Draft RUU Keamanan Nasional akhirnya telah selesai dirampungkan pembahasannya oleh Departemen Pertahanan. Saat ini draft tersebut sedang dalam pembahasan antar departemen, Mabes TNI dan Polri ,untuk selanjutnya diserahkan dan di perbaiki kembali oleh Menkopolhukam selaku kementerian yang diberi tugas baru sebagai koordinator pembuatan draft RUU Kamnas, yang sebelumnya dipegang oleh departemen pertahanan.[2]

Secara esensi, pembentukan RUU Kamnas haruslah diletakkan dalam kerangka tata ulang kembalii manajemen keamanan nasional, khususnya menata ulang peran dan posisi institusi-institusi yang bertanggungjawab untuk mewujudkan keamanan nasional agar sesuai dengan prinisp-prinsip kehidupan bernegara yang demokratis. Selain itu, tata ulang manajemen keamanan nasional juga bertujuan untuk meningkatkan hubungan kerja antar institusi-institusi pelaksana yang sifatnya koordinatif dan didasarkan pada kompetensi dan spesialisasi kerja.

Sayangnya, draft RUU Kamnas[3] yang dibuat Departemen Pertahanan yang sejatinya dapat menjadi wadah untuk menata ulang kembali manajemen keamanan nasional, jauh dari yang diharapkan. Bahkan sebaliknya, draft tersebut akan menarik mundur langkah proses reformasi disektor keamanan dan menjadi ancaman yang serius bagi demokrasi. Draft RUU Kamnas yang dibuat departemen pertahanan saat ini justru akan mengembalikan sebagian fungsi militer seperti di masa lalu.

Kritik RUU Kamnas

Pertama, RUU Kamnas akan mengembalikan peran dan fungsi TNI sebagai bagian dari aparat penegak hukum. Dengan alasan untuk mengatasi terorisme, Pasal 56[4] RUU Kamnas memberikan kewenangan kepada TNI untuk dapat melakukan langkah-langkah kongkrit dalam menanganai aksi terorisme yang salah satunya adalah melakukan fungsi penindakan. Langkah langkah kongkrit dan fungsi penindakan di sini dapat diartikan sebagai fungsi untuk melakukan penangkapan terhadap anggota masyarakat yang diduga terlibat dalam melakukan aksi terorisme.

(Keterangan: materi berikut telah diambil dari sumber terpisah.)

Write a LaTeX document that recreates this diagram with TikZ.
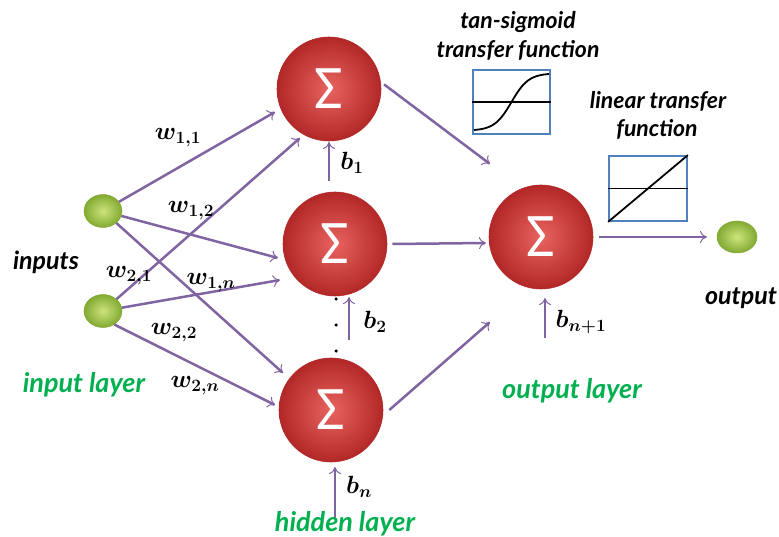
\documentclass[tikz,border=0pt]{standalone}
\usepackage{fontspec}
\usepackage{bm}
\setmainfont{Lato}
\newfontfamily\sigfont{Carlito}
\usetikzlibrary{arrows.meta,calc,shapes.geometric}
\definecolor{arrpurple}{RGB}{128,100,162}
\definecolor{lblgreen}{RGB}{0,176,80}
\definecolor{neuronlight}{RGB}{232,100,95}
\definecolor{neurondark}{RGB}{178,40,40}
\definecolor{greenlight}{RGB}{205,228,125}
\definecolor{greendark}{RGB}{130,170,50}
\definecolor{boxblue}{RGB}{79,129,189}
\tikzset{
  arr/.style={draw=arrpurple, line width=2.5pt, -{To[length=7pt,width=12pt,line width=1pt]}},
  neuron/.style={circle, minimum size=104pt, inner sep=0pt, draw=neurondark, line width=0.6pt,
    shading=radial, inner color=neuronlight, outer color=neurondark, text=white,
    font=\sigfont\fontsize{62}{62}\selectfont},
  inball/.style={ellipse, minimum width=38pt, minimum height=33pt, inner sep=0pt,
    draw=greendark, line width=0.5pt, shading=radial, inner color=greenlight, outer color=greendark},
  lbl/.style={font=\bfseries\itshape\fontsize{23}{26}\selectfont, text=black, inner sep=0pt},
  biglbl/.style={lbl, font=\bfseries\itshape\fontsize{25}{28}\selectfont},
  glbl/.style={lbl, text=lblgreen, font=\bfseries\itshape\fontsize{27}{30}\selectfont},
  wlbl/.style={font=\fontsize{24}{28}\selectfont, inner sep=0pt},
  tbox/.style={draw=boxblue, line width=1.8pt, inner sep=0pt},
  dotn/.style={circle, fill=black, minimum size=3.5pt, inner sep=0pt},
}
\begin{document}
\begin{tikzpicture}[x=1pt,y=-1pt]
\useasboundingbox (0,0) rectangle (779,537);
% nodes
\node[inball] (i1) at (103,211) {};
\node[inball] (i2) at (103,311) {};
\node[neuron] (h1) at (329,89) {Σ};
\node[neuron] (h2) at (335,244) {Σ};
\node[neuron] (h3) at (331,410) {Σ};
\node[neuron] (o) at (541,237) {Σ};
\node[inball, minimum width=40pt, minimum height=32pt] (out) at (737,237) {};
% arrow tips
\coordinate (t11) at (275,112);
\coordinate (t12) at (278,258);
\coordinate (t1n) at (283,373);
\coordinate (t21) at (300,138);
\coordinate (t22) at (280,280);
\coordinate (t2n) at (275,405);
\coordinate (b1s) at (329,181);
\coordinate (b1t) at (329,142);
\coordinate (b2s) at (349,340);
\coordinate (b2t) at (349,297);
\coordinate (bns) at (335,519);
\coordinate (bnt) at (335,467);
\coordinate (bos) at (545,338);
\coordinate (bot) at (545,298);
\coordinate (ho1) at (490,164);
\coordinate (ho2) at (486,243);
\coordinate (ho3) at (490,322);
\coordinate (oo) at (707,237);
% connectors
\draw[arr] (i1) -- (t11);
\draw[arr] (i1) -- (t12);
\draw[arr] (i1) -- (t1n);
\draw[arr] (i2) -- (t21);
\draw[arr] (i2) -- (t22);
\draw[arr] (i2.-50) -- (t2n);
\draw[arr] (b1s) -- (b1t);
\draw[arr] (b2s) -- (b2t);
\draw[arr] (bns) -- (bnt);
\draw[arr] (bos) -- (bot);
\draw[arr] ([xshift=3pt]h1.5) -- (ho1);
\draw[arr] ([xshift=5pt]h2.east) -- (ho2);
\draw[arr] ([xshift=6pt]h3.east) -- (ho3);
\draw[arr] ([xshift=6pt]o.east) -- (oo);
% dots
\node[dotn] (d1) at (336,299) {};
\node[dotn] (d2) at (336,325) {};
\node[dotn] (d3) at (336,351) {};
% weight labels
\node[wlbl] (w11) at (178,138) {$\bm{w_{1,1}}$};
\node[wlbl] (w12) at (191,211) {$\bm{w_{1,2}}$};
\node[wlbl] (w21) at (129,276) {$\bm{w_{2,1}}$};
\node[wlbl] (w1n) at (211,283) {$\bm{w_{1,n}}$};
\node[wlbl] (w22) at (174,333) {$\bm{w_{2,2}}$};
\node[wlbl] (w2n) at (195,386) {$\bm{w_{2,n}}$};
\node[wlbl] (lb1) at (352,163) {$\bm{b_{1}}$};
\node[wlbl] (lb2) at (375,322) {$\bm{b_{2}}$};
\node[wlbl] (lbn) at (359,487) {$\bm{b_{n}}$};
\node[wlbl] (lbo) at (581,322) {$\bm{b_{n+1}}$};
% text labels
\node[biglbl] (tin) at (46,262) {inputs};
\node[biglbl] (tout) at (741,298) {output};
\node[glbl] (til) at (84,385) {input layer};
\node[glbl] (thl) at (345,524) {hidden layer};
\node[glbl] (tol) at (572,391) {output layer};
\node[lbl] (ts1) at (518,22) {tan-sigmoid};
\node[lbl] (ts2) at (518,50) {transfer function};
\node[lbl] (tl1) at (658,101) {linear transfer};
\node[lbl] (tl2) at (657,129) {function};
% transfer function boxes
\node[tbox, minimum width=77pt, minimum height=64pt] (sbox) at (511.5,102) {};
\draw[line width=1.8pt] (sbox.west) -- (sbox.east);
\draw[line width=1.8pt] plot[domain=-1:1, samples=50] ({511.5+37.5*\x},{102-28*tanh(2.2*\x)/tanh(2.2)});
\node[tbox, minimum width=78pt, minimum height=65pt] (lbox) at (648,188.5) {};
\draw[line width=1.8pt] (lbox.west) -- (lbox.east);
\draw[line width=1.8pt] (lbox.south west) -- (lbox.north east);
\end{tikzpicture}
\end{document}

Keberadaan pasal ini tentunya bertentangan dengan fungsi TNI sebagai alat pertahanan negara. Sebagaii alat pertahanan negara, TNI tidak bisa dan tidak boleh melakukan dan menjalankan fungsi-fungsi judicial seperti melakukan penangkapan. Fungsi-fungsi tersebut hanya bisa dilakukan oleh aparat penegak hukum seperti Polisi.[5]

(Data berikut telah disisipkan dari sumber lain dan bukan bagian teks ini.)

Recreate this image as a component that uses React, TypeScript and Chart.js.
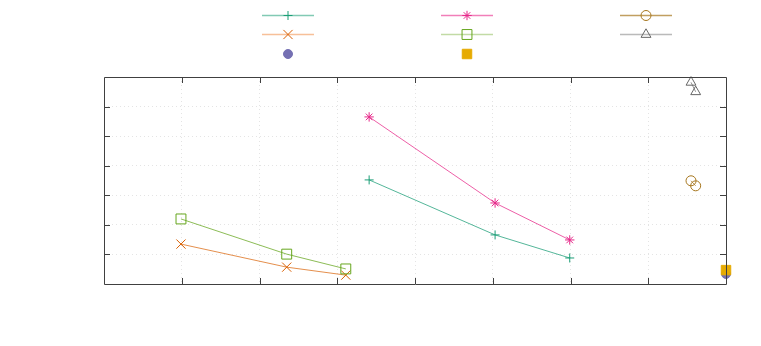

Dengan demikian, keberadaan pasal ini jelas-jelas akan menimbulkan tumpang tindih fungsi dan tugas antara TNI dengan Polisi sehingga dapat mengacaukan mekanisme criminal justice system. Lebih parah lagi, pasal ini dapat menjadi ancaman yang serius bagi kebebasan masyarakat sipil dan kehidupan demokrasi kita. Dengan luasnya defenisi ”terorisme” sebagaimana dijelaskan dalam UU Terorisme No. 15 tahun 2003, maka pemberian kewenangan bagi TNI untuk dapat bertindak dalam mengatasi aksi terorisme melalui RUU Kamnas, akan membuka peluang terjadinya penyalahgunaan kekuasaan (abuse of power).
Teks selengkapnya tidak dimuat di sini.